Directive: Leave the pictures out, and output exactly the lines from the one containing "Convert this chart to matplotlib code." through the one containing "import numpy as np".

Given data:

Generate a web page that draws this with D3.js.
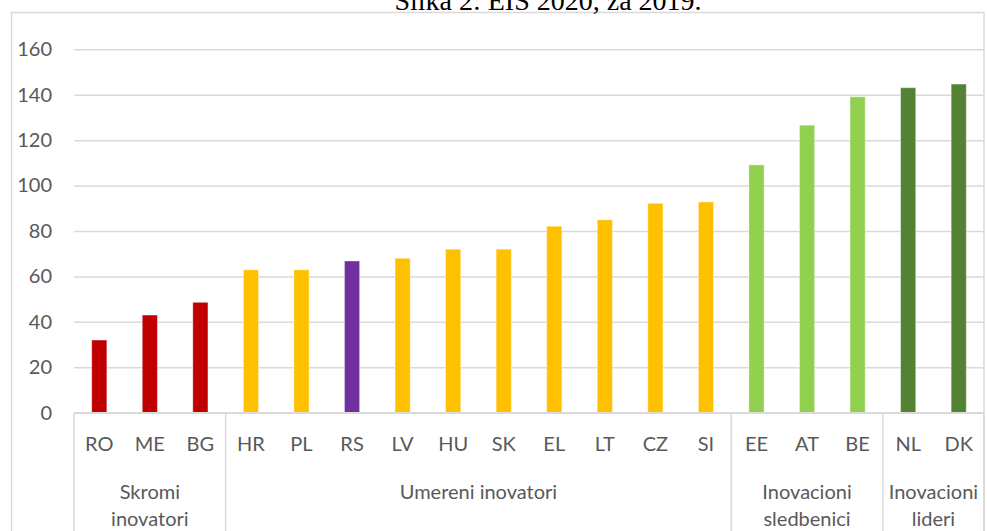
<!DOCTYPE html>
<html>
<head>
<meta charset="utf-8">
<script src="https://cdn.jsdelivr.net/npm/d3@7"></script>
<style>
  body { margin: 0; background: #fff; }
  svg { display: block; }
</style>
</head>
<body>
<div id="chart"></div>
<script>
var countries = ['RO', 'ME', 'BG', 'HR', 'PL', 'RS', 'LV', 'HU', 'SK', 'EL', 'LT', 'CZ', 'SI', 'EE', 'AT', 'BE', 'NL', 'DK']
var values = [32.0, 43.0, 48.6, 62.9, 62.9, 66.8, 68.0, 72.0, 72.0, 82.1, 84.9, 92.2, 92.8, 109.1, 126.6, 139.1, 143.1, 144.7]
var barColors = ['#C00000', '#C00000', '#C00000', '#FFC000', '#FFC000', '#7030A0', '#FFC000', '#FFC000', '#FFC000', '#FFC000', '#FFC000', '#FFC000', '#FFC000', '#92D050', '#92D050', '#92D050', '#548235', '#548235']
var groupNames = [['Skromi', 'inovatori'], ['Umereni inovatori'], ['Inovacioni', 'sledbenici'], ['Inovacioni', 'lideri']]
var groupSizes = [3, 10, 3, 2]
var yTicks = [0, 20, 40, 60, 80, 100, 120, 140, 160]
var title = 'Slika 2: EIS 2020, za 2019.'

var W = 987, H = 531
var margin = {top: 49.3, left: 74, right: 3, bottom: 118.3}
var width = W - margin.left - margin.right
var height = H - margin.top - margin.bottom
var textColor = '#595959'
var gridColor = '#d9d9d9'
var font = 'Lato, Carlito, Calibri, sans-serif'

var svg = d3.select('#chart').append('svg')
  .attr('width', W)
  .attr('height', H)

// chart area border
svg.append('rect')
  .attr('x', 11.5).attr('y', 12.5)
  .attr('width', 984 - 11.5).attr('height', H)
  .attr('fill', 'none')
  .attr('stroke', gridColor)
  .attr('stroke-width', 1.5)

// title (cut off at the top, as in the original)
svg.append('text')
  .attr('x', 548)
  .attr('y', 10)
  .attr('text-anchor', 'middle')
  .style('font-family', '"Liberation Serif", "Times New Roman", serif')
  .style('font-size', '28px')
  .attr('fill', '#000')
  .text(title)

var g = svg.append('g')
  .attr('transform', 'translate(' + margin.left + ',' + margin.top + ')')

var x = d3.scaleBand()
  .domain(countries)
  .range([0, width])
  .paddingInner(0)
  .paddingOuter(0)

var y = d3.scaleLinear()
  .domain([0, 160])
  .range([height, 0])

// Y AXIS + GRID
var yAxis = d3.axisLeft(y).tickValues(yTicks).tickSize(-width).tickPadding(22)
g.append('g')
  .attr('class', 'y_axis')
  .call(yAxis)
  .call(function(a) {
    a.select('.domain').remove()
    a.selectAll('line')
      .attr('stroke', gridColor)
      .attr('stroke-width', 1.5)
    a.selectAll('text')
      .attr('fill', textColor)
      .style('font-family', font)
      .style('font-size', '20px')
  })

// BARS
var barW = x.bandwidth() * 0.3
g.selectAll('.bar')
  .data(countries)
  .enter().append('rect')
    .attr('class', 'bar')
    .attr('x', function(d) { return x(d) + (x.bandwidth() - barW) / 2 })
    .attr('y', function(d, i) { return y(values[i]) })
    .attr('width', barW)
    .attr('height', function(d, i) { return height - y(values[i]) })
    .attr('fill', function(d, i) { return barColors[i] })
    .attr('stroke', 'rgba(255,255,255,0.4)')
    .attr('stroke-width', 1)

// X AXIS line
g.append('line')
  .attr('x1', 0).attr('x2', width)
  .attr('y1', height).attr('y2', height)
  .attr('stroke', gridColor)
  .attr('stroke-width', 1.5)

// country labels
g.selectAll('.clabel')
  .data(countries)
  .enter().append('text')
    .attr('class', 'clabel')
    .attr('x', function(d) { return x(d) + x.bandwidth() / 2 })
    .attr('y', height + 38)
    .attr('text-anchor', 'middle')
    .attr('fill', textColor)
    .style('font-family', font)
    .style('font-size', '20px')
    .text(function(d) { return d })

// group separators and labels
var start = 0
var bounds = [0]
groupSizes.forEach(function(n) { start += n; bounds.push(start) })

bounds.forEach(function(b) {
  var xx = b < countries.length ? x(countries[b]) : width
  g.append('line')
    .attr('x1', xx).attr('x2', xx)
    .attr('y1', height).attr('y2', H)
    .attr('stroke', gridColor)
    .attr('stroke-width', 1.5)
})

groupNames.forEach(function(lines, i) {
  var x0 = x(countries[bounds[i]])
  var x1 = bounds[i + 1] < countries.length ? x(countries[bounds[i + 1]]) : width
  var t = g.append('text')
    .attr('x', (x0 + x1) / 2)
    .attr('y', height + 86)
    .attr('text-anchor', 'middle')
    .attr('fill', textColor)
    .style('font-family', font)
    .style('font-size', '20px')
  lines.forEach(function(l, j) {
    t.append('tspan')
      .attr('x', (x0 + x1) / 2)
      .attr('dy', j == 0 ? 0 : 27)
      .text(l)
  })
})
</script>
</body>
</html>
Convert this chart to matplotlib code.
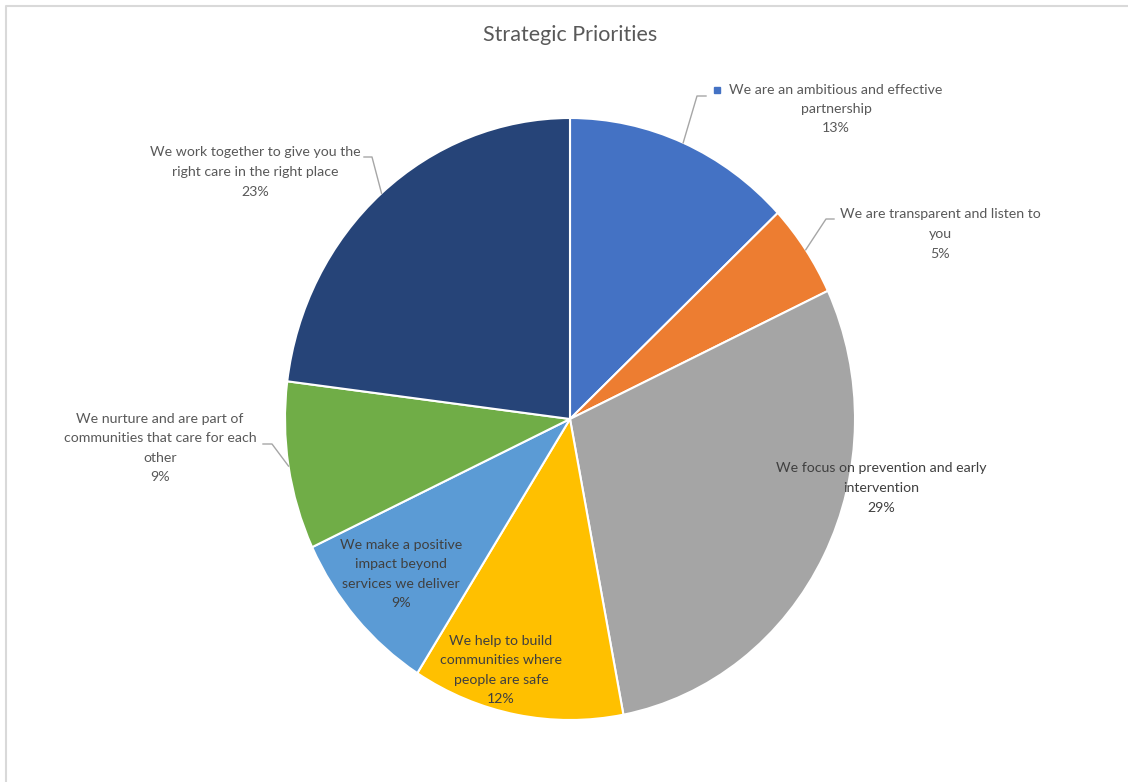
import matplotlib
matplotlib.use('Agg')
from matplotlib import pyplot as plt
from matplotlib.transforms import Affine2D
import numpy as np

# dane wykresu
labels = [
    'We are an ambitious and effective\npartnership',
    'We are transparent and listen to\nyou',
    'We focus on prevention and early\nintervention',
    'We help to build\ncommunities where\npeople are safe',
    'We make a positive\nimpact beyond\nservices we deliver',
    'We nurture and are part of\ncommunities that care for each\nother',
    'We work together to give you the\nright care in the right place',
]
shares = [13, 5, 29, 12, 9, 9, 23]
colors = ['#4472C4', '#ED7D31', '#A5A5A5', '#FFC000', '#5B9BD5', '#70AD47', '#264478']

# pozycje etykiet (piksele), kolor tekstu, łamanie linii odnośnika (albo None)
label_pos = [(836, 109), (940, 234), (881, 488), (501, 670), (401, 574), (160, 448), (255, 172)]
label_col = ['#595959', '#595959', '#404040', '#404040', '#404040', '#595959', '#595959']
elbows = [((697, 96), (706, 96)), ((826, 219), (834, 219)), None, None, None,
          ((272, 444), (263, 444)), ((372, 157), (364, 157))]

W, H = 1128, 782
cx, cy, rx, ry = 570, 419, 285, 301

plt.rcParams['font.family'] = ['Lato', 'DejaVu Sans']
fig = plt.figure(figsize=(W / 100, H / 100), dpi=100)
ax = fig.add_axes([0, 0, 1, 1])

# koło w jednostkach, przeskalowane do pikseli (lekko eliptyczne jak w oryginale)
pie_tr = Affine2D().scale(rx, -ry).translate(cx, cy) + ax.transData
wedges, _ = ax.pie(shares, colors=colors, startangle=90, counterclock=False,
                   wedgeprops={'edgecolor': 'white', 'linewidth': 1.5, 'transform': pie_tr})

ax.set_xlim(0, W)
ax.set_ylim(H, 0)
ax.set_aspect('auto')
ax.axis('off')

total = sum(shares)
for i, (lab, v) in enumerate(zip(labels, shares)):
    x, y = label_pos[i]
    ax.text(x, y, f'{lab}\n{round(100 * v / total)}%', ha='center', va='center',
            fontsize=10.2, color=label_col[i], linespacing=1.75)
    if elbows[i] is not None:
        w = wedges[i]
        mid = np.deg2rad((w.theta1 + w.theta2) / 2)
        sx, sy = cx + rx * np.cos(mid), cy - ry * np.sin(mid)
        (ex, ey), (hx, hy) = elbows[i]
        ax.plot([sx, ex, hx], [sy, ey, hy], color='#A6A6A6', lw=1)

# pozostałość po legendzie Excela
ax.plot(717, 90, marker='s', markersize=4.5, color=colors[0], linestyle='none')

ax.text(570, 35, 'Strategic Priorities', ha='center', va='center', fontsize=15.5, color='#595959')

# ramka obszaru wykresu
ax.plot([6, 6, W], [H, 6, 6], color='#D9D9D9', lw=1.5, solid_capstyle='butt')

fig.savefig('out.png', dpi=100)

Complete response:
Convert this chart to matplotlib code.
import matplotlib
matplotlib.use('Agg')
from matplotlib import pyplot as plt
from matplotlib.transforms import Affine2D
import numpy as np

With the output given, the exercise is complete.